Bye and thanks for all the fish.
Wikiquote XML Parser.
Preliminary version for the frwikiquote multistream xml. Written in go-lang.
- Have the ability to extract the quote from the wikiquote XML dump and structure that for further import.
- Isolate and create stats about the usage of the various markup inside the wikiquote project
Sample quote and surroundings
<page>
<title>Amour</title>
<ns>0</ns>
<id>1865</id>
<revision>
...
<text xml:space="preserve">{{en cours.CM}}
{{citation|citation=Aimer, c’est trouver sa richesse hors de soi.}}
{{Réf Livre|titre=Éléments de philosophie (Gallimard)|auteur=Alain |éditeur=Librairie Larousse (Dictionnaire des citations françaises et étrangères)|année=1980 |page=3|isbn=2-03-340809-4}}
{{Choisie citation du jour|puce=*|année=2010|mois=mars|jour=1|commentaire=|}}
Note that there is no formal linking between the quote and its reference, except from the spatial proximity.
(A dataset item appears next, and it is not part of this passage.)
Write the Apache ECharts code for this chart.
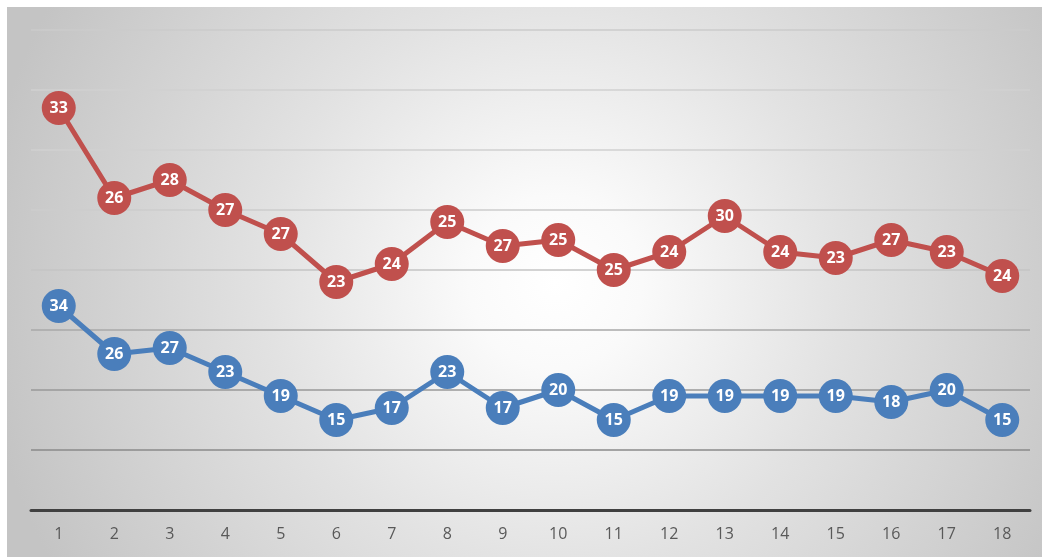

This already makes me sad.
Quote Object:
- text:
Aimer, c’est trouver sa richesse hors de soi.
- author:
Alain
- booktitle:
Éléments de philosophie (Gallimard)
- bookeditor:
Librairie Larousse (Dictionnaire des citations françaises et étrangères)
- bookyear: `1980
- bookpage:
3
- isbn:
2-03-340809-4
- topic:
Amour
Read the source and adapt.
- domenech selects quotes based on their structure (look at multiplex())
- hodgson does almost the same
go run domenech/main.go
MIT, cf License file.